Host (Tom Connell): Next question Phil Coorey from the AFR.

Phil Coorey (AFR): Thanks Tom, thanks Mr. Wilson. Um, just quick quick question. Um, should should you be the Treasurer after the next election or whenever, would you reinstitute the tax-to-GDP ratio, the 23.9 I think it was that the Coalition had previously?

Tim Wilson: We haven't made that announcement Phil, but we have made a commitment towards a Charter of Budget Honesty because we understand that going to the point of the question that I was just asked before, we're faced with a situation where the budget seems to be crumbling. This budget seems to be crumbling before the eyes of the Australian people, but in addition to that, um we don't know what's going to be potentially in the next two budgets ahead. What we need is clarity and to understand the state of the finances because we know from what's been in the, what I call the shadow budget but essentially off-budget measures, uh they're growing at a rapid rate as well. So we are absolutely going to be focused on what it is we need to do. We are constrained by what it is we are going to inherit, but the clearest way to do that is through transparency and honesty because that will be the basis at least you can make informed policy decisions. That is not what we have currently.

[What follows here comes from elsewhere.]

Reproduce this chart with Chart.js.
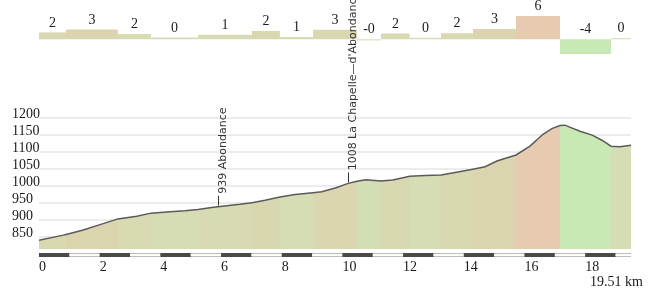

Phil Coorey (AFR): Thanks.

Host (Tom Connell): So that would make sense but it's how quickly you could bring it back down, is that what you're alluding to?

Tim Wilson: Well it's it's it's understanding the state of the finances where they are. We set, you know, a test around making sure that there was honest government at the core of this budget. We have had a consistent problem where that has not been revealed. Uh, we don't even know what they're actually going to end up being legislated. It's clear from when looking through the budget papers, the government didn't even understand the implications CGT uh uh on capital gains for um for uh for the venture capital sector. They added a footnote at the last minute they were going to go through a consultation process. We just don't have the clarity that we would like. Um, it's not to avoid it, it's because those are the budget papers that we have in front of us now.

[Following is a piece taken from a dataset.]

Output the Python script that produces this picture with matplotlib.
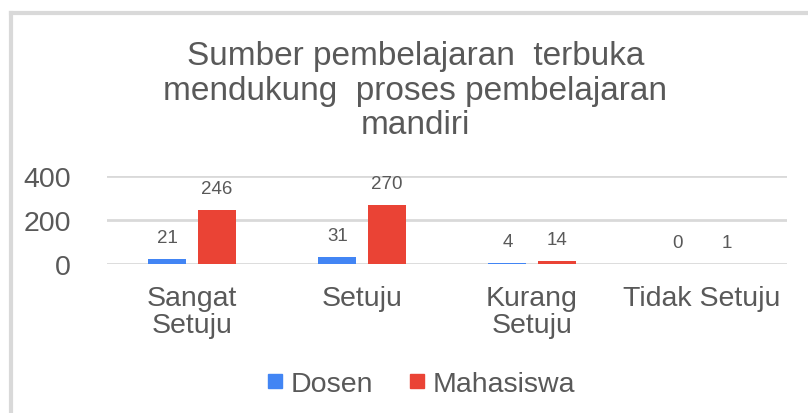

Host (Tom Connell): Dana Daniel from the Canberra Times.

Dana Daniel (Canberra Times): Thank you for your speech. Dana Daniel from the Canberra Times. Uh, there are definitely more public servants than lemonade stands in Canberra. Uh, you've said that Labor's growth sector is public sector jobs and that red tape reductions will mean fewer bureaucrats, but you haven't said how many APS jobs the Coalition would cut. The budget papers show that Labor has added almost 45,000 public servants since winning power, uh bringing the average staffing level to 217,000. So would you cut 45,000 roles, if not how many, and are you avoiding talking about this because the Liberal Party's election review found that it was damaging?

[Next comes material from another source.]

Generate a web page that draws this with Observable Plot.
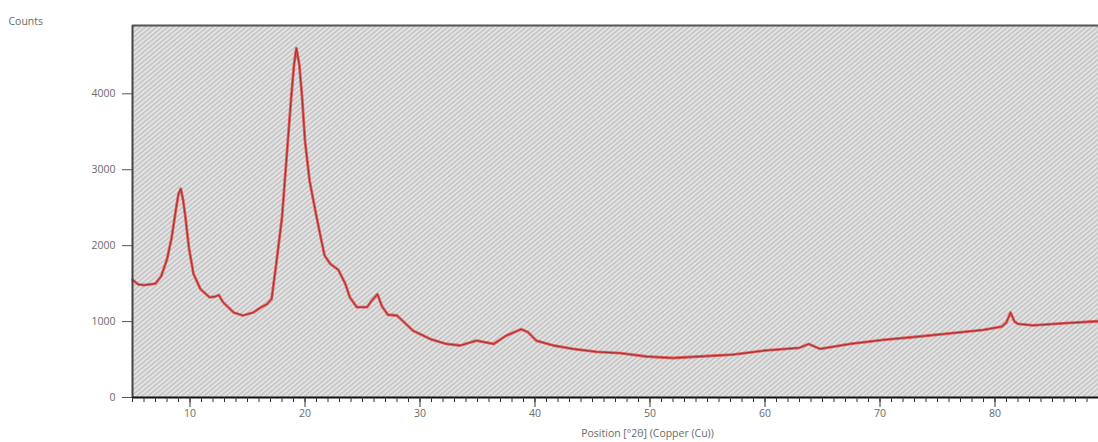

Tim Wilson: I haven't avoided talking about it. We, again, we'll wait and see where we're going to be in two years' time. The government has made a series of announcements in the lead-up to this budget claiming that they're going to have voluntary redundancies in the public sector, but when we've looked at the budget papers it's turned around and said that uh all of their measures around deregulation involve employing more public servants.

Dana Daniel (Canberra Times): A lot of those roles are in defense though, and there are redundancies. So Labor says the public service is about the right size. Uh, your leader says that he doesn't want it to grow too much. So is it just that you don't want it to grow anymore or does it need to be smaller?

Tim Wilson: I want a public service that meets the needs of the Australian people and to make sure that government does what is appropriate within its and its responsibilities.

Dana Daniel (Canberra Times): But is it currently too big?

Tim Wilson: If we get down into a single number, uh then we'll debate that individual number. The reality is we need government that's focused on how it's orientated because I've talked specifically about some of the challenges with technology that is coming and where that might enable the public sector to be more productive. I absolutely believe in having an efficient government that makes sure it uses taxpayers' money appropriately and minimizes the spend so that we can either reallocate spending to maximize the services Australians need or of course to minimize the financial pressure on Australians. But how we balance that out constantly changes based on the changing need and the times. As you rightly outlined, there was only a few years ago that the focus on defense was not such a prominent feature in the national conversation. The fact that we now live in the most dangerous times since the Second World War need means that we need to rebalance that part of it. Um, we need a government that meets the needs of the Australian people at the time at which we are in a position to form government.

Host (Tom Connell): David Speers from the ABC.

David Speers (ABC): Thanks Tom. Thanks Tim Wilson for your address. The government says there's a whole lot of misinformation around its capital gains tax changes. I wonder if I uh could ask you to explain the example you just used in your speech. You talked about Sienna who started Twinnie Skin five years ago, done well, business has grown. You said uh half of her profits will be taken by the silent shareholder of thePrime Minister. Can you just explain how that would happen? The government says existing exemptions for small business would remain. So how exactly would Sienna lose half her profit?

Tim Wilson: Well it depends on when Sienna chooses to um opt out of her business uh and sell it and for what price. I mean, she started from her bedroom and her cost structure was zero. So of course she's going to have a maximum uplift associated with her business as a lot of the people who are setting up businesses are. The Treasurer's out there today spinning a message as often he does, um highlighting existing exemptions for CGT. Most of those are focused at the back end of people's lives particularly as they head towards retirement and also based on whether they uh uh the the price at which they sell. I can't tell you what Sienna's going to sell but I can tell you that she is very concerned about, as many Australians are, that their hard work, saving and sacrifice and everything they have put into it could, depending on the exit strategy and price, ultimately face up to 47...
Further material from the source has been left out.